If the eucharist is about sustaining the unity of the body of Christ – unity with Jesus, the churches head, and unity between us, the members of the body –  if the eucharist broadcasts to the world the radical equality of God’s new community, in which the barriers between human beings have been torn down, we should really make sure that we don’t start erecting those barriers again! Whatever background someone comes from, the church should be the place where all stand as equals in God’s family, united in the life of Christ which we share. Absolutely no one should be excluded. Perhaps the question we should ask ourselves regularly is this: ‘who are the people we would rather didn’t come to our eucharist? Who are the people we would like to keep away?’ The noisy? The smelly? The ignorant? The bigoted? The liberals? The Trendies? The ‘happy-clappies’? The ‘moldy oldies’? Do we only want a church where we find ‘people like us’? Or do we want one that welcomes everyone who God is calling?

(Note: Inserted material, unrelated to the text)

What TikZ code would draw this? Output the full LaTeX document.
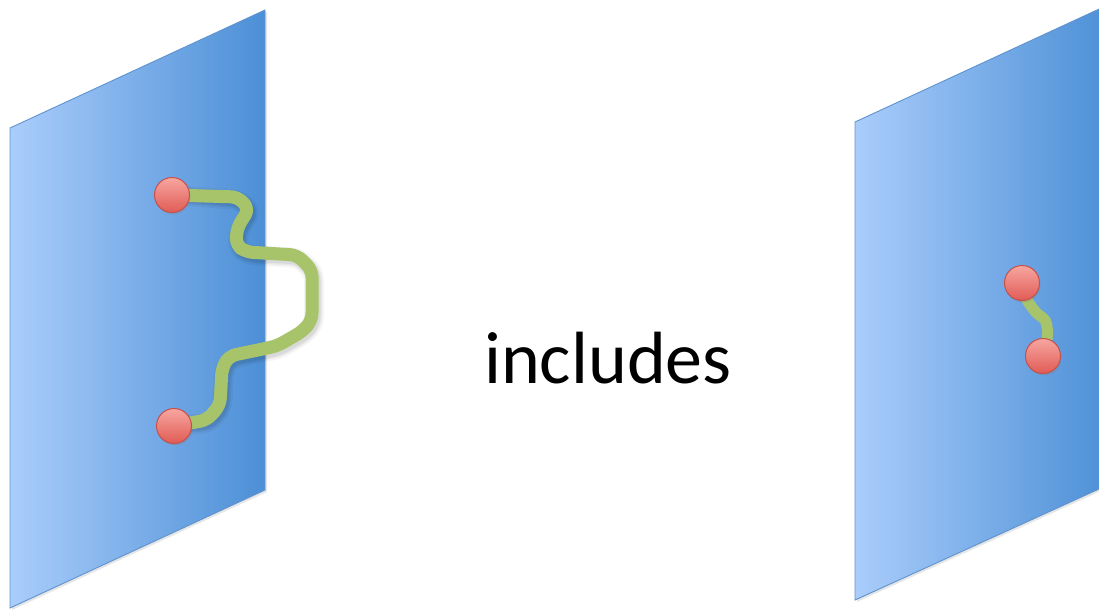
\documentclass[tikz,border=0pt]{standalone}
\usepackage{fontspec}
\setsansfont{Carlito}
\usetikzlibrary{shadows}
\definecolor{planeL}{HTML}{AACDFB}
\definecolor{planeR}{HTML}{4C8FD6}
\definecolor{planeEdge}{HTML}{5E93CF}
\definecolor{wire}{HTML}{A8C46A}
\definecolor{dotTop}{HTML}{F7A6A0}
\definecolor{dotBot}{HTML}{E05C55}
\definecolor{dotEdge}{HTML}{C8504A}
\pgfdeclarelayer{planes}
\pgfdeclarelayer{wires}
\pgfsetlayers{planes,wires,main}
\tikzset{
  plane/.style={left color=planeL, right color=planeR, draw=planeEdge, line width=0.9pt,
    drop shadow={opacity=0.2, shadow xshift=2pt, shadow yshift=-2pt}},
  dot/.style={circle, minimum size=35pt, inner sep=0pt, top color=dotTop, bottom color=dotBot,
    draw=dotEdge, line width=1pt,
    drop shadow={opacity=0.3, shadow xshift=1pt, shadow yshift=-2pt}},
  wirepath/.style={draw=wire, line width=#1, line cap=round, line join=round, rounded corners=7pt},
  wireshadow/.style={draw=black, line width=#1, line cap=round, line join=round,
    rounded corners=7pt, xshift=2pt, yshift=-3pt}
}
\tikzset{label/.style={font=\sffamily\fontsize{74}{80}\selectfont, text=black}}
\newcommand\longwire{(a.center) -- (238,197) -- (249,209) -- (237,228) -- (236,245)
    -- (246,252) -- (297,255) -- (312,270) -- (312,320) -- (303,331) -- (277,346)
    -- (229,356) -- (222,368) -- (220,405) -- (207,420) -- (b.center)}
\begin{document}
\begin{tikzpicture}[x=1pt, y=-1pt]
\useasboundingbox (0,0) rectangle (1099,610);
\clip (0,0) rectangle (1099,610);

% the two planes
\begin{pgfonlayer}{planes}
  \path[plane] (10,128) -- (265,10) -- (265,490) -- (10,608) -- cycle;
  \path[plane] (855,122) -- (1110,4) -- (1110,484) -- (855,600) -- cycle;
\end{pgfonlayer}

% end points
\node[dot] (a) at (172,195) {};
\node[dot] (b) at (174,426) {};
\node[dot] (c) at (1022,283) {};
\node[dot] (d) at (1043,356) {};

% long wandering path leaving the left plane, with a soft shadow
\begin{pgfonlayer}{wires}
  \draw[wireshadow=20pt, opacity=0.04] \longwire;
  \draw[wireshadow=16pt, opacity=0.06] \longwire;
  \draw[wireshadow=13pt, opacity=0.06] \longwire;
  \draw[wirepath=13pt] \longwire;
  % short path on the right plane
  \draw[wirepath=11pt, rounded corners=4pt] (c.center) -- (1026,299) -- (1036,313)
    -- (1046,320) -- (1048,334) -- (d.center);
\end{pgfonlayer}

\node[label] (t) at (608,358) {includes};
\end{tikzpicture}
\end{document}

The new covenant was established by the infinitely wealthy one, pouring out his own life for his lowly, grubby, ignorant, bigoted, loudmouthed, unpleasant, dearly beloved friends. If that is what we’re really remembering in the eucharist, what should our church look like? If the all-holy one invites us to his table, who are we to exclude people from ours?

1 comment:

Anonymous said...

Your local Roman church sailed a banner last Easter. 'Share Easter with us', it said.
I did wonder what the reaction would have been had I tried.